If the Jets were to trade Moore, it would significantly deplete their receiving depth. It could be argued that nothing much would change given that Moore has rarely been used in recent weeks, but Moore still represents a significant decoy, at minimum. Teams need to respect Moore’s talent. With Denzel Mims or Jeff Smith out there, Garrett Wilson and Corey Davis will have even less space to work with.
The only way to replace Moore would be to trade for another wide receiver. The question is if there’s a receiver available who’s worth trading Moore for.
Moore’s quiet start to the 2022 season has significantly diminished his trade value. From Weeks 8-13 in 2021, Moore had 34 receptions (9th among WRs), 459 yards (6th), five TDs (T-1st), and 2.59 yards per route run (6th). Following that promising stretch that was cut short by an injury, many expected Moore to take his place as the Jets’ WR1 this season.

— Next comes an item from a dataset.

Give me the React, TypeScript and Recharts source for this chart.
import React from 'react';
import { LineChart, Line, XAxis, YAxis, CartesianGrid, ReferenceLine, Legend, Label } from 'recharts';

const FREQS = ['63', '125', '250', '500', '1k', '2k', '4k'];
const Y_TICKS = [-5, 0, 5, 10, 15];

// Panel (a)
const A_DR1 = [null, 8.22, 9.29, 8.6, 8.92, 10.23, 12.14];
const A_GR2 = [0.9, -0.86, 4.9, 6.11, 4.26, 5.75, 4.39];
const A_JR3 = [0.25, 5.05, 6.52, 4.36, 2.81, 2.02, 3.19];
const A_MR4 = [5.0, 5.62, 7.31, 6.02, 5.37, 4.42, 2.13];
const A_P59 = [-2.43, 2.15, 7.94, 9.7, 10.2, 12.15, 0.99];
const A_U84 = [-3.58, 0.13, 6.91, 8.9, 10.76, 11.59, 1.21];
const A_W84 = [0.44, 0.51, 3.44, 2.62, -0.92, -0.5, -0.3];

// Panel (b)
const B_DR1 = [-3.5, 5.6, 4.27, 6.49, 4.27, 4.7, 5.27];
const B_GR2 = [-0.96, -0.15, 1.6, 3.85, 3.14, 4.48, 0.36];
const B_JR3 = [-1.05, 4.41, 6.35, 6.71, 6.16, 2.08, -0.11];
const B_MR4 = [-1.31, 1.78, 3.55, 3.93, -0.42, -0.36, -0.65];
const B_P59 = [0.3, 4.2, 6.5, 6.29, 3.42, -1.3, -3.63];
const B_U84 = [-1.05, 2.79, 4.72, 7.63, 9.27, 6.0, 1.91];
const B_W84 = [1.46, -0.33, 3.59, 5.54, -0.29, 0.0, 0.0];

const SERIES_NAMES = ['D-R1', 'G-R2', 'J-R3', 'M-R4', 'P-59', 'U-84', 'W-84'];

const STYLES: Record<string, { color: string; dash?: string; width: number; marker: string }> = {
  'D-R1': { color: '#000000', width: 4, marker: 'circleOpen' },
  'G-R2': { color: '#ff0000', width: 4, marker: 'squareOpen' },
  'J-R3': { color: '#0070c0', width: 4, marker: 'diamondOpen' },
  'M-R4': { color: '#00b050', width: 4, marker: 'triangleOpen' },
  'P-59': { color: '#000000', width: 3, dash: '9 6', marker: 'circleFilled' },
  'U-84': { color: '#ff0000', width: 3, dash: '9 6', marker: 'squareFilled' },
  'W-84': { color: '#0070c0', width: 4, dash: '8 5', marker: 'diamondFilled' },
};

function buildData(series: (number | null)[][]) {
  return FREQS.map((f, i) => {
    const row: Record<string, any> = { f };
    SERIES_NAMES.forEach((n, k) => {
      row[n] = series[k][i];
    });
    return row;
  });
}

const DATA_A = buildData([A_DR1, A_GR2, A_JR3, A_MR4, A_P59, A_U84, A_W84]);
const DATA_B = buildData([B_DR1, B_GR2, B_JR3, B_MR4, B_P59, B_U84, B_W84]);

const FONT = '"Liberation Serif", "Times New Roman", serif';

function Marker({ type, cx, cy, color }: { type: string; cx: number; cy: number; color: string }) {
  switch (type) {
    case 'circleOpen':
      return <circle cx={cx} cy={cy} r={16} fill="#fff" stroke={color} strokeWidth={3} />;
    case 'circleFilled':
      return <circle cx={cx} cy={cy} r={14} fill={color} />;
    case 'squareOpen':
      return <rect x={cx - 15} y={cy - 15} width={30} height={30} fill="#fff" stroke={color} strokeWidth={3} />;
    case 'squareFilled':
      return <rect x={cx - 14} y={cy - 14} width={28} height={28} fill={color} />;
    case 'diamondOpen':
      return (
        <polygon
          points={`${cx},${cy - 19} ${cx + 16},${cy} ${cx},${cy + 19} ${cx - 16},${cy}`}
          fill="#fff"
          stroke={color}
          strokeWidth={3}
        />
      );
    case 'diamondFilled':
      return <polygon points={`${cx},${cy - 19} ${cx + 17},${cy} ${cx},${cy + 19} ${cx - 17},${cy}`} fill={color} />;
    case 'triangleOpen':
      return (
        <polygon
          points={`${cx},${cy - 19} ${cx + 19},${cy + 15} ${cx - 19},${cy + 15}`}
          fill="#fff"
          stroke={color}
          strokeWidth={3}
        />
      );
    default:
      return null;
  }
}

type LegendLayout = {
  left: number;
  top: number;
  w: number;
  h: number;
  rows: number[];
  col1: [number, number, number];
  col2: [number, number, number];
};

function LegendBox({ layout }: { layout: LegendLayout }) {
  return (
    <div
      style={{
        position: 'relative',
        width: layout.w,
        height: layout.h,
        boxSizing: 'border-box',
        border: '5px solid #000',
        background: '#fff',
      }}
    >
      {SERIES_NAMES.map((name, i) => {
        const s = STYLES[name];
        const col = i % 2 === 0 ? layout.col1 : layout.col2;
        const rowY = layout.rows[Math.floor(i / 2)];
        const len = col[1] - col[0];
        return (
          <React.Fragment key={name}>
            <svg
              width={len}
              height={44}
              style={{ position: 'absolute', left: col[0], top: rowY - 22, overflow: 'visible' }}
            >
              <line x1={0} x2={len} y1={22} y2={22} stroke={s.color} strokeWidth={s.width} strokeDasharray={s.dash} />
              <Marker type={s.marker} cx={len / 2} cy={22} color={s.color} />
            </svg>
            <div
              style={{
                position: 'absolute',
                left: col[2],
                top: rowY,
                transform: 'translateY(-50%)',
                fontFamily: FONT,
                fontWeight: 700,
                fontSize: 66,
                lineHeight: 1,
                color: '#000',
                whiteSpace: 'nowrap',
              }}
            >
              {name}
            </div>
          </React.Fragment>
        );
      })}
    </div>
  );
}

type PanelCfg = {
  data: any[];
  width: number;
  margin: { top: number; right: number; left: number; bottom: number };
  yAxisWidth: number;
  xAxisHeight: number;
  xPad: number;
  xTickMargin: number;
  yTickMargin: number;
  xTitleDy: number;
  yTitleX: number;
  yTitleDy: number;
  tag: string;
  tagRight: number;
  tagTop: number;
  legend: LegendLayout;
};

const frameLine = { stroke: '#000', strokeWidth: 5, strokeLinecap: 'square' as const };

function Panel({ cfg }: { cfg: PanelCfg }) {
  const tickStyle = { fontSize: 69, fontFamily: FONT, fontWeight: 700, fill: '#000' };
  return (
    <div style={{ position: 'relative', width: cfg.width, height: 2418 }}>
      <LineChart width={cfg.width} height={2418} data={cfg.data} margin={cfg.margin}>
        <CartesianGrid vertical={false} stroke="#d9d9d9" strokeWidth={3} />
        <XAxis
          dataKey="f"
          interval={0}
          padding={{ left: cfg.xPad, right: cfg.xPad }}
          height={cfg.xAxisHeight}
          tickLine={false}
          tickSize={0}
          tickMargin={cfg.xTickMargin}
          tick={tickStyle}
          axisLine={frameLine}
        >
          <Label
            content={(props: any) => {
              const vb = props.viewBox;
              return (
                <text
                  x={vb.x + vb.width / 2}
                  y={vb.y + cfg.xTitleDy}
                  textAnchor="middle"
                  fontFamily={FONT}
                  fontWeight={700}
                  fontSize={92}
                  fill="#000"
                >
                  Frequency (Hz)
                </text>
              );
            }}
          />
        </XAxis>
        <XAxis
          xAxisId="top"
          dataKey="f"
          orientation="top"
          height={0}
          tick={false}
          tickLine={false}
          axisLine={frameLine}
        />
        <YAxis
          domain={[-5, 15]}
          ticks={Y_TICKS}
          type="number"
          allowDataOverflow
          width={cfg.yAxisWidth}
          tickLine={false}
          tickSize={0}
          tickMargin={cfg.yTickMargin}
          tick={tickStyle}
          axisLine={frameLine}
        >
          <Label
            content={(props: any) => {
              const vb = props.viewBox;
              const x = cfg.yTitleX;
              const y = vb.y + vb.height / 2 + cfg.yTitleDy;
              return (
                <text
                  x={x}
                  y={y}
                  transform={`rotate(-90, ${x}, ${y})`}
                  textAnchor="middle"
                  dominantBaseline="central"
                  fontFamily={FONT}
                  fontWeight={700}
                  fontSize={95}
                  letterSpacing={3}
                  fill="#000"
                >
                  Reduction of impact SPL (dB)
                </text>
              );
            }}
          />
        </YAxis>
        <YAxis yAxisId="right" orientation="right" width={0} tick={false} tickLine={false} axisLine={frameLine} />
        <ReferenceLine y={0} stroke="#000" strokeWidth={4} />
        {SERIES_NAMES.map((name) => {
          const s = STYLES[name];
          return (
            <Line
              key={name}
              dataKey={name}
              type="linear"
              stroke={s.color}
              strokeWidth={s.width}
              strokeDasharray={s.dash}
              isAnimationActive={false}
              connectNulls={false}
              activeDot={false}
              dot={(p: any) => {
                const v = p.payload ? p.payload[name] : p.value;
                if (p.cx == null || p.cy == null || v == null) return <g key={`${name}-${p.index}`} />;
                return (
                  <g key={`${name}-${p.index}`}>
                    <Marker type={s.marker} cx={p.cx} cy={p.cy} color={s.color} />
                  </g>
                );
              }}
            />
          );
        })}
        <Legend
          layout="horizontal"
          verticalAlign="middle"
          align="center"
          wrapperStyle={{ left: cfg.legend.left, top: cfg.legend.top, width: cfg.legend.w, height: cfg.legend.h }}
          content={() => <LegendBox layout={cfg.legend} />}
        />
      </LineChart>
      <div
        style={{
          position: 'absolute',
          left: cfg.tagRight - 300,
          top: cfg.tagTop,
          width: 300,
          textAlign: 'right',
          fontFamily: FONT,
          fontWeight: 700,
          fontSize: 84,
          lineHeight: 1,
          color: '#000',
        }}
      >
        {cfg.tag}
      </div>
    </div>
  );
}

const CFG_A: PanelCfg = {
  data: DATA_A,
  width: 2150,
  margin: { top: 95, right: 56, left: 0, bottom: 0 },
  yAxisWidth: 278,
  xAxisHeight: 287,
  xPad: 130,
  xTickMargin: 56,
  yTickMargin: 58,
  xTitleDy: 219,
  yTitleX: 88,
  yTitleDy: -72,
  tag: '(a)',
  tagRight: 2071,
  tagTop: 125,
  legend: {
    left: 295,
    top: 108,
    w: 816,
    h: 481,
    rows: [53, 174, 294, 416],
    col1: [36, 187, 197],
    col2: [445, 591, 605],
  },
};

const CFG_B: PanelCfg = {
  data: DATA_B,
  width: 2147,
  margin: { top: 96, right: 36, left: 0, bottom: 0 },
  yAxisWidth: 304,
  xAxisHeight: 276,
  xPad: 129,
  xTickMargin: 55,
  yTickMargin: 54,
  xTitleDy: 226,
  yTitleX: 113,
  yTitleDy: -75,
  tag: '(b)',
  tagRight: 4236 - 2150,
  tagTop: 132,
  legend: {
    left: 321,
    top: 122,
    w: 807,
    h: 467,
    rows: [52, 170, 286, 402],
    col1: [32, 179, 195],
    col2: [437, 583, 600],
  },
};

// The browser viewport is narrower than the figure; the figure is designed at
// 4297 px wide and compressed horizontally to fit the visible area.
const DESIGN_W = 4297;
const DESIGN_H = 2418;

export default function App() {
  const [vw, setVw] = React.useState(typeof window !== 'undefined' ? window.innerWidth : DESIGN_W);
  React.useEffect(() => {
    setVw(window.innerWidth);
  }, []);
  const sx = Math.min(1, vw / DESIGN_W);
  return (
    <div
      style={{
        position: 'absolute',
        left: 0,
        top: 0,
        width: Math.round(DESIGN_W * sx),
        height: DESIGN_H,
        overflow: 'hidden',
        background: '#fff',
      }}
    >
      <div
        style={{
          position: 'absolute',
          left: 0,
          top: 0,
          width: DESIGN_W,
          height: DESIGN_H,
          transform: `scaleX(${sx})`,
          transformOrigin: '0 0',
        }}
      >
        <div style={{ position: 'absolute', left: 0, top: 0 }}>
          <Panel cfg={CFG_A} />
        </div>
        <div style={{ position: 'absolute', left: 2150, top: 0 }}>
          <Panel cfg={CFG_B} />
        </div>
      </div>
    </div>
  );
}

Instead, Moore has just 16 receptions for 203 yards and no TDs this season. His trade request further brings up character concerns that give the Jets very little leverage in any trade proposal.
Moore was the No. 34 overall pick in the 2021 draft. At the bare minimum, the Jets would want to recoup his draft value in a trade. Can they get a high second-round pick for a guy who’s been largely absent this season and is currently disgruntled? That’s an iffy proposition, at best. I don’t believe that Joe Douglas would just give Moore away for a later pick.
As stated earlier, a receiver-for-receiver trade would make the most sense for the Jets. However, the only real receiver available is D.J. Moore of the Panthers. Although D.J. has talent, his current stats are nearly identical to Elijah’s, with 20 receptions for 204 yards and one score. Other than that, Brandin Cooks was another name that came up, but Cooks is 29 and coming off a litany of injuries.
In terms of non-receiver assets, the Panthers’ Bryan Burns and Derrick Brown have been thrown out there. However, the Panthers were said to be asking for multiple first-round picks for each. That’s not going to happen. The Jets can also use an offensive tackle, and Tayler Moton from the Panthers has been bandied about, but his contract would be difficult to take on.
The Jets can scour the market for a coverage safety or linebacker (such as Roquan Smith) that Moore can be traded for. But it makes the most sense for the team to try to get back a usable piece for this season, which is starting to look like a playoff push, rather than trying to obtain draft picks.
Can Douglas do it again?
Joe Douglas has come from a place of poor leverage before and still obtained above-market value. The Jamal Adams and Sam Darnold trades netted the Jets far above the value that anyone would have reasonably expected in return for a disgruntled, outspoken safety wanting a payday and a first-round bust.
If Douglas and Saleh do indeed decide that pulling the plug is necessary to maintain the team’s culture, this may be the steepest test yet for Douglas. Moore has a world of talent, but the combination of his lackluster production and me-first approach to this situation will not make him easy to trade. However, he does have some pretty impressive film out from last year, and a team that needs a receiver, such as the Green Bay Packers, could still provide the Jets with some leverage to work a favorable deal.
What happens from here with Elijah Moore is anyone’s guess. This is a situation that devolved extremely quickly and has no place on a Jets team just beginning to find itself. The Jets can only hope that they are able to resolve the situation and move on.